Since Cora discovered the fairy tale section of our library it’s been hard not to come home with a least one princess story. We’ve read about Cinderellas from all over the world and seen various artists’ depictions of Rapunzel. But last week’s selections genuinely had us thinking differently about familiar stories. They had us thinking postmodernly as we followed non-linear and self-referntial narratives that highlighted multiple perspectives of shared experiences.
Nobody Asked the Pea (Stewig/Van Wright, 2013), is an alternative version of Hans Christian Andersen’s “The Princess and the Pea.” Each page highlights a different character’s voice (in a unique font) including Queen Mildred, Prince Harold, a couple of princesses, Mother Mouse, the Head Housekeeper, The Pea, and others. The story unfolds through their experiences related to the grand narrative, rather than focusing on that storyline itself. The illustrations support the first person narration with some characters breaking the third wall and looking directly at the reader.

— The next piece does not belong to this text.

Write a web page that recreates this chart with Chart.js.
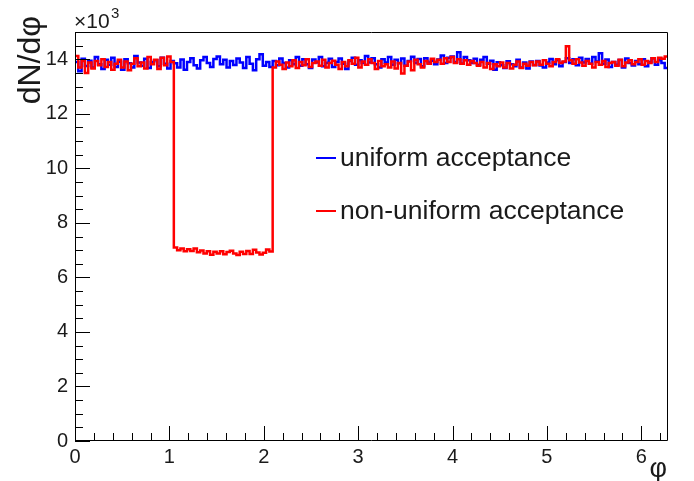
<!DOCTYPE html>
<html>
<head>
<meta charset="utf-8">
<script src="https://cdn.jsdelivr.net/npm/chart.js@4.4.0/dist/chart.umd.min.js"></script>
<style>
  html, body { margin: 0; padding: 0; background: #fff; }
  canvas { display: block; }
</style>
</head>
<body>
<canvas id="chart" width="694" height="481"></canvas>
<script>
// 180 bins over 0..2pi, values are dN/dphi (counts)
const nBins = 180;
const phiMax = 2 * Math.PI;

const uniform = [
  13900, 13560, 14020, 13750, 13950, 13700, 14080, 13820, 13640, 13980,
  13800, 14060, 13720, 13910, 13620, 14000, 13850, 13700, 14120, 13880,
  13760, 14020, 13680, 13900, 13960, 13740, 14060, 13840, 13660, 13940,
  13850, 13700, 13990, 13620, 13900, 14040, 13780, 13660, 13960, 14080,
  13860, 13720, 14010, 14100, 13820, 13980, 13700, 13940, 13790, 14030,
  13880, 13680, 14080, 13840, 13600, 14000, 14180, 13760, 13900, 13720,
  13940, 13780, 14030, 13860, 13700, 13960, 13820, 14080, 13760, 14000,
  13820, 13680, 13990, 13880, 14080, 13740, 13870, 14020, 13720, 13900,
  14030, 13840, 13640, 13940, 14060, 13800, 13960, 13860, 14120, 13880,
  14040, 13820, 13700, 14000, 13880, 14080, 13800, 13980, 13850, 14030,
  13760, 13940, 14090, 13860, 14010, 13740, 14040, 13880, 13950, 13820,
  13990, 14140, 13860, 14060, 14100, 13900, 14260, 13840, 14080, 13960,
  13860, 14020, 13800, 13980, 14080, 13840, 13950, 13620, 13890, 13780,
  13680, 13930, 13820, 13740, 13980, 13700, 13880, 13660, 13920, 13790,
  13940, 13770, 13700, 13880, 14010, 13820, 13960, 13740, 13900, 14040,
  13860, 14000, 13780, 14060, 13880, 14010, 13840, 14080, 13920, 14220,
  13840, 13990, 13720, 13900, 13800, 13970, 13700, 14030, 13860, 13770,
  13940, 13820, 14000, 13740, 13900, 14040, 13800, 13960, 13860, 13680
];

const nonUniform = [
  14120, 13700, 13940, 13500, 13880, 13660, 13940, 13780, 14000, 13720,
  13900, 13620, 13840, 13980, 13700, 13920, 13600, 13840, 14040, 13740,
  13880, 13660, 14080, 13820, 13980, 13640, 14060, 13780, 14100, 13900,
  7100, 7000, 7060, 6960, 7030, 6970, 7060, 6920, 6990, 6880,
  6960, 6830, 6940, 6880, 6960, 6850, 6930, 6980, 6880, 6820,
  6940, 6860, 6970, 6860, 7010, 6910, 6840, 6900, 7020, 6950,
  13700, 13920, 13800, 13640, 13880, 13740, 13960, 13680, 13900, 13780,
  14000, 13720, 13860, 13920, 13760, 13980, 13700, 13860, 13950, 13800,
  13640, 13900, 13740, 13960, 13840, 14060, 13700, 13920, 13800, 14000,
  13860, 13640, 13940, 13740, 13820, 13700, 13920, 13660, 13860, 13480,
  13760, 13920, 13600, 13980, 13820, 13700, 13940, 13840, 14020, 13900,
  13980, 13840, 14040, 13900, 14080, 13860, 14000, 13840, 13960, 13800,
  13940, 13860, 13760, 13900, 13700, 13860, 13640, 13820, 13740, 13880,
  13700, 13860, 13660, 13800, 13920, 13680, 13840, 13760, 13900, 13780,
  13920, 13800, 13960, 13840, 13740, 13900, 14000, 13860, 13920, 14480,
  13960, 13840, 14000, 13880, 13760, 13940, 13840, 13700, 13900, 13800,
  13940, 13720, 13860, 13900, 13760, 13980, 13740, 13880, 13960, 13820,
  13900, 14000, 13800, 13940, 13860, 14040, 13900, 14060, 14020, 14100
];

const xTicks = [0, 1, 2, 3, 4, 5, 6];
const yTicks = [0, 2000, 4000, 6000, 8000, 10000, 12000, 14000];
const legendLabels = ['uniform acceptance', 'non-uniform acceptance'];

// histogram -> step points at left bin edges, plus closing point at 2pi
function toSteps(vals) {
  const w = phiMax / nBins;
  let pts = vals.map((v, i) => ({ x: i * w, y: v }));
  pts.push({ x: phiMax, y: vals[vals.length - 1] });
  return pts;
}

const FONT = '"Liberation Sans", Arial, sans-serif';
const INK = '#1a1a1a';

const rootFrame = {
  id: 'rootFrame',
  afterDraw(chart) {
    const ctx = chart.ctx;
    const a = chart.chartArea;
    const xs = chart.scales.x, ys = chart.scales.y;
    ctx.save();
    ctx.strokeStyle = '#000';
    ctx.lineWidth = 1;
    ctx.beginPath();
    ctx.rect(a.left + 0.5, a.top + 0.5, a.right - a.left - 1, a.bottom - a.top - 1);
    ctx.stroke();

    // x ticks, pointing inward
    ctx.beginPath();
    for (let v = 0; v <= phiMax + 1e-9; v += 0.2) {
      const px = Math.round(xs.getPixelForValue(v)) + 0.5;
      const major = Math.abs(v - Math.round(v)) < 1e-6;
      ctx.moveTo(px, a.bottom);
      ctx.lineTo(px, a.bottom - (major ? 15 : 8));
    }
    // y ticks
    for (let v = 0; v <= 15000; v += 500) {
      const py = Math.round(ys.getPixelForValue(v)) + 0.5;
      const major = v % 2000 === 0;
      ctx.moveTo(a.left, py);
      ctx.lineTo(a.left + (major ? 15 : 8), py);
    }
    ctx.stroke();

    ctx.fillStyle = INK;
    // x10^3
    ctx.font = '21px ' + FONT;
    ctx.textAlign = 'left';
    ctx.textBaseline = 'alphabetic';
    ctx.fillText('\u00d710', 74, 28);
    ctx.font = '15px ' + FONT;
    ctx.fillText('3', 111, 18);

    // axis titles
    ctx.font = '27px ' + FONT;
    ctx.textAlign = 'right';
    ctx.fillText('\u03c6', 667, 477);
    ctx.save();
    ctx.font = '32px ' + FONT;
    ctx.translate(40, 16);
    ctx.rotate(-Math.PI / 2);
    ctx.textAlign = 'right';
    ctx.fillText('dN/d\u03c6', 0, 0);
    ctx.restore();

    // legend
    const rows = [
      { label: legendLabels[0], color: 'rgb(0,0,255)', y: 158 },
      { label: legendLabels[1], color: 'rgb(255,0,0)', y: 211 }
    ];
    ctx.font = '26.5px ' + FONT;
    ctx.textAlign = 'left';
    ctx.textBaseline = 'middle';
    rows.forEach(r => {
      ctx.strokeStyle = r.color;
      ctx.lineWidth = 2;
      ctx.beginPath();
      ctx.moveTo(316, r.y);
      ctx.lineTo(336, r.y);
      ctx.stroke();
      ctx.fillStyle = INK;
      ctx.fillText(r.label, 340, r.y + 1);
    });
    ctx.restore();
  }
};

new Chart(document.getElementById('chart'), {
  type: 'line',
  data: {
    datasets: [
      {
        label: legendLabels[1],
        data: toSteps(nonUniform),
        borderColor: 'rgb(255,0,0)',
        borderWidth: 2.5,
        stepped: 'before',
        pointRadius: 0,
        fill: false
      },
      {
        label: legendLabels[0],
        data: toSteps(uniform),
        borderColor: 'rgb(0,0,255)',
        borderWidth: 2.5,
        stepped: 'before',
        pointRadius: 0,
        fill: false
      }
    ]
  },
  options: {
    responsive: false,
    devicePixelRatio: 1,
    animation: false,
    layout: { padding: { top: 32, right: 26, left: 0, bottom: 0 } },
    plugins: { legend: { display: false }, tooltip: { enabled: false } },
    scales: {
      x: {
        type: 'linear',
        min: 0,
        max: phiMax,
        grid: { display: false, drawTicks: false },
        border: { display: false },
        afterFit: s => { s.height = 40; },
        afterBuildTicks: s => { s.ticks = xTicks.map(v => ({ value: v })); },
        ticks: { color: INK, font: { family: FONT, size: 20 }, padding: 4, maxRotation: 0 }
      },
      y: {
        type: 'linear',
        min: 0,
        max: 15000,
        grid: { display: false, drawTicks: false },
        border: { display: false },
        afterFit: s => { s.width = 75; },
        afterBuildTicks: s => { s.ticks = yTicks.map(v => ({ value: v })); },
        ticks: { color: INK, font: { family: FONT, size: 20 }, padding: 7, callback: v => String(v / 1000) }
      }
    }
  },
  plugins: [rootFrame]
});
</script>
</body>
</html>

The introduction to The True Story of the Three Little Pigs (Scieszka/Smith, 1989) at the top of this post sums up the plot of the book. This story is told from the wolf’s perspective. It is a memoir of sorts, dictated from a prison cell where the wolf is serving time for the murder of two out of three of the pigs. His voice is simultaneously sincere and sarcastic. The illustrations are richly textured and reward dedicated viewers.
When I was in graduate school postmodernism was all the rage, until some philosophers declared it’s untimely death. Regardless of what you might think on that subject, it’s hard to argue that children can be authentically challenged cognitively by picturebooks that might be categorized as postmodern. Books that don’t merely tell a story starting at point A and ending at point B. Books that confront beliefs about beauty, power, and representation.